James Braidwood, died 1861

James Braidwood, died 1861


A faire-part commemorating the death of the Scottish firefighter James Braidwood, with an embossed design of angels surrounding a small albumen portrait of the pioneering fireman.

Braidwood founded one of the world's first municipal fire service in Edinburgh in 1824. In 1833 he became the first Superintendent of the London Fire Engine Establishment (which eventually became the London Fire Brigade), with a team of eighty full-time firefighters and thirteen fire stations. He is credited with the development of the modern municipal fire service.

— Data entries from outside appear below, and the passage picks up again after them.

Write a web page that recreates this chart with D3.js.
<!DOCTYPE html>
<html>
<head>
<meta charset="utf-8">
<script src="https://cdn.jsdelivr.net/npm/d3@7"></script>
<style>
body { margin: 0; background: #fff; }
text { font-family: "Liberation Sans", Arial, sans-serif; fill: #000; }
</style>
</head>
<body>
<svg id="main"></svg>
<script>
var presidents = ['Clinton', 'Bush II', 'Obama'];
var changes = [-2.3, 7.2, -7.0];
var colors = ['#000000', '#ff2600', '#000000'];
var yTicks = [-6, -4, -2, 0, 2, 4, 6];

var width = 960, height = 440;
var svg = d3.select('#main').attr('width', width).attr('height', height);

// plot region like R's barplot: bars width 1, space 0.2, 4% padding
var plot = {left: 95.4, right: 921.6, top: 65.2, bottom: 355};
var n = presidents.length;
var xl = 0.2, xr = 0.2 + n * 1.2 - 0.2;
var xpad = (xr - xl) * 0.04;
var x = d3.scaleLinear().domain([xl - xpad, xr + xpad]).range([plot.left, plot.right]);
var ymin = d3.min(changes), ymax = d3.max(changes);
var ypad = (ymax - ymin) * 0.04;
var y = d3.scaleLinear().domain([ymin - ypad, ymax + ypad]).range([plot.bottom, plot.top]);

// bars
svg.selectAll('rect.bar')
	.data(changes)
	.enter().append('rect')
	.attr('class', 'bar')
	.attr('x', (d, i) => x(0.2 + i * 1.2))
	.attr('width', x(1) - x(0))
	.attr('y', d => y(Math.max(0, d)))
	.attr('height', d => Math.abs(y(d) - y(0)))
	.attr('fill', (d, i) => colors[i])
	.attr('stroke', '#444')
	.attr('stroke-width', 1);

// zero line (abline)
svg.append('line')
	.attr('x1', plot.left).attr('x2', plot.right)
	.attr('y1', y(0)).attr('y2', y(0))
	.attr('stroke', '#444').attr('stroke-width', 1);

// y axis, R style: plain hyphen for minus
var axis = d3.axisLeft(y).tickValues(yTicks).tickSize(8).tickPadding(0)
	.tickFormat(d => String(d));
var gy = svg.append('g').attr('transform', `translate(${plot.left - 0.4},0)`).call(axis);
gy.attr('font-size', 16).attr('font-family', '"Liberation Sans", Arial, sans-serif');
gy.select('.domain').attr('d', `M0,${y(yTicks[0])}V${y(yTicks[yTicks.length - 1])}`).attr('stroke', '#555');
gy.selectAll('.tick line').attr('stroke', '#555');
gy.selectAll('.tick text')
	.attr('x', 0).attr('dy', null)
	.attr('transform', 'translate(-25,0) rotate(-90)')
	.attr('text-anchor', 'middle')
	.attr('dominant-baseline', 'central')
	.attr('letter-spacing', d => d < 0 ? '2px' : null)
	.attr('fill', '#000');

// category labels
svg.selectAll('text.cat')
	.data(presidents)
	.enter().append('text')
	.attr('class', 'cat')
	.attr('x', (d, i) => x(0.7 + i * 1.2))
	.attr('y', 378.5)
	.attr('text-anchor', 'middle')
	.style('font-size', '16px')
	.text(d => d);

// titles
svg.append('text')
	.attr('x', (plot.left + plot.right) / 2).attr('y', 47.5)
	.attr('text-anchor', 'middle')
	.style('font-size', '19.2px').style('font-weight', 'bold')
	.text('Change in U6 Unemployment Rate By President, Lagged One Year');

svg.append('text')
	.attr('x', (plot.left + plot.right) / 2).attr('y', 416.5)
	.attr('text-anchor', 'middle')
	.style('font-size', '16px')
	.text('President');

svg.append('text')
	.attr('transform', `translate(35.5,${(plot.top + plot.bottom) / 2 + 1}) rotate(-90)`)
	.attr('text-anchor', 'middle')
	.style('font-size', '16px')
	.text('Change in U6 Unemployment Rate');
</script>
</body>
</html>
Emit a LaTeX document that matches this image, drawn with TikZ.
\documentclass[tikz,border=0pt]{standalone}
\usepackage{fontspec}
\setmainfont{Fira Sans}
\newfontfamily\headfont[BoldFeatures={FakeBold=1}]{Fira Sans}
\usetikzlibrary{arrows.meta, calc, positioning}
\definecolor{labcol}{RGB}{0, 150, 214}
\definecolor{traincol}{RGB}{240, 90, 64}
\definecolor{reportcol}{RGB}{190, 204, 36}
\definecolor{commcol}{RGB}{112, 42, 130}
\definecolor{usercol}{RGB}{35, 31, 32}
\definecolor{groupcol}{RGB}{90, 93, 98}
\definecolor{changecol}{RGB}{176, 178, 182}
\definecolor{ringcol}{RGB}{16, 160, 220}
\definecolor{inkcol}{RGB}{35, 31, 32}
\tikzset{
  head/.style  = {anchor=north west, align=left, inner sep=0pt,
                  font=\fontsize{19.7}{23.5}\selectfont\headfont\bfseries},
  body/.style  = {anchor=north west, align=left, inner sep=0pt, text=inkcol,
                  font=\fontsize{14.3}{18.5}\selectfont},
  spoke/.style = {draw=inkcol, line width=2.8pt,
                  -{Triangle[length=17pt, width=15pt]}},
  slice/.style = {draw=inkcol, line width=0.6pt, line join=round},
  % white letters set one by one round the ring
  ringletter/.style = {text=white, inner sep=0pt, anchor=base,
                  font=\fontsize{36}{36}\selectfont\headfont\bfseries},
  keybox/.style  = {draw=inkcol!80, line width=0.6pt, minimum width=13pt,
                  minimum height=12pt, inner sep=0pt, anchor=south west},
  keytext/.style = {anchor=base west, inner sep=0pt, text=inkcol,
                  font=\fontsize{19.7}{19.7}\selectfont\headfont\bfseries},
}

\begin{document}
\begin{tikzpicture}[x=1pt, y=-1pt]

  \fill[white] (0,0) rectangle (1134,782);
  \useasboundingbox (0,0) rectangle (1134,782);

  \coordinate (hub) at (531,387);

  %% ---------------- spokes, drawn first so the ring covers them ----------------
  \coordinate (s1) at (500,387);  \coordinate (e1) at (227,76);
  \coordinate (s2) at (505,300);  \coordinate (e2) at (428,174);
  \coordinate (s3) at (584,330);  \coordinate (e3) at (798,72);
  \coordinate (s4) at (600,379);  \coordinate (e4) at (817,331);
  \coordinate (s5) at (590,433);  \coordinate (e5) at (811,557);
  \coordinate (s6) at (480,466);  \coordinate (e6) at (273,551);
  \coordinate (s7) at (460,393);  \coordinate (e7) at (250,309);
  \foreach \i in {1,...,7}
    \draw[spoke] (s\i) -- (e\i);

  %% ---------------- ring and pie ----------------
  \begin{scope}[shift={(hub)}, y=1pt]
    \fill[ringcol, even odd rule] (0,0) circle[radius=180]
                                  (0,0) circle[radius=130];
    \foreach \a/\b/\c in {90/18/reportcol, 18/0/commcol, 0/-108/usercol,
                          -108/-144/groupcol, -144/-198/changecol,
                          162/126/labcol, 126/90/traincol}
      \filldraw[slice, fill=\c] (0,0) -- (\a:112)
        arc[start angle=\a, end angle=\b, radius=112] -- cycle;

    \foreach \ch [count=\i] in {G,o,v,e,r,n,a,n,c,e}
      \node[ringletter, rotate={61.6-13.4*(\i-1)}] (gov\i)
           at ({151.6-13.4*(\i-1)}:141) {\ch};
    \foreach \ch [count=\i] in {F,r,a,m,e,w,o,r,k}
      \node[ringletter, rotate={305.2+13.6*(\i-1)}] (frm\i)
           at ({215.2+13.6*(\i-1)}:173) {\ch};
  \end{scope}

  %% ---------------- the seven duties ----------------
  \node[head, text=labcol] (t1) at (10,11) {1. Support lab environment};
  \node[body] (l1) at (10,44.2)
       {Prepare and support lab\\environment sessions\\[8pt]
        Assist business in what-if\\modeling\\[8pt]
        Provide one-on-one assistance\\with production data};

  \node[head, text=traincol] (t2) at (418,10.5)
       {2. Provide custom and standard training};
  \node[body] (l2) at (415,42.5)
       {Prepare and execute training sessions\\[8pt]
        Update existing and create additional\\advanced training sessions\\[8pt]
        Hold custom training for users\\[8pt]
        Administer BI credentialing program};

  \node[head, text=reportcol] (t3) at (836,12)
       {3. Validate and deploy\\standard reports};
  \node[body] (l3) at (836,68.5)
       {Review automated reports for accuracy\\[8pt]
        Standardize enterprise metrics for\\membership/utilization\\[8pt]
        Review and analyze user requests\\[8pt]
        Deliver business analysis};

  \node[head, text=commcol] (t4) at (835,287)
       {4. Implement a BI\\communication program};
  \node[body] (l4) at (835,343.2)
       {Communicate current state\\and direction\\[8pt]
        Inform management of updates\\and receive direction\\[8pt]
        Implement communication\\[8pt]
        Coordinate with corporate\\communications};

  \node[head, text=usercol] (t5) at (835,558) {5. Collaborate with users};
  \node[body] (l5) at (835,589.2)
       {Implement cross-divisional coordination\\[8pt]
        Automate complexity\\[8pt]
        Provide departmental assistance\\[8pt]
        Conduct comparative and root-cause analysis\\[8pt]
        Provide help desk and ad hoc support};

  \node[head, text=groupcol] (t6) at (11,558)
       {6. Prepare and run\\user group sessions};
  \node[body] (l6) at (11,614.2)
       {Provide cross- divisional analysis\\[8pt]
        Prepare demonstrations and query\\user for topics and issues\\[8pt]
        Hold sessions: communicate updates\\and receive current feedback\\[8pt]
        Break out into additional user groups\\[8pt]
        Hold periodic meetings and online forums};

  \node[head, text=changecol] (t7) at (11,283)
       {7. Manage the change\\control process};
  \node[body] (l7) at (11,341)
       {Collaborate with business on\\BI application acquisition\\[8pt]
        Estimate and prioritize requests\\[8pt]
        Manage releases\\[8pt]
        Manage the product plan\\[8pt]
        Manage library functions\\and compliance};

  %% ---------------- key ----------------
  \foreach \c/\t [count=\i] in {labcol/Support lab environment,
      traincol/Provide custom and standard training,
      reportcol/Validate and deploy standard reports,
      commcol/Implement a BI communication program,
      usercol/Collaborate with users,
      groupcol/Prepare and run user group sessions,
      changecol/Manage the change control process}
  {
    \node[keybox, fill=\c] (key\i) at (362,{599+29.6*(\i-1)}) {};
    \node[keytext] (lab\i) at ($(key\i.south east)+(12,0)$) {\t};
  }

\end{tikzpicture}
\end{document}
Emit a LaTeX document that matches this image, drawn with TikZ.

He was the first to promote entering burning buildings to fight the seat of a fire. He trained his men at night to get them used to dark conditions and instructed them to carry rope to escape from burning buildings. He also invented one of the first forms of breathing apparatus to be used by firemen. Braidwood's manual on firefighting includes many basic principles which are still quoted during fire training today.

He was killed on 22 June 1861 by a collapsing wall while fighting the Tooley Street Warehouse fire at Cotton’s Wharf on the south bank of the River Thames. He was buried in Abney Park Cemetery in Stoke Newington, where his monument still stands today. Thousands turned out to see his funeral procession as it passed through the streets of London.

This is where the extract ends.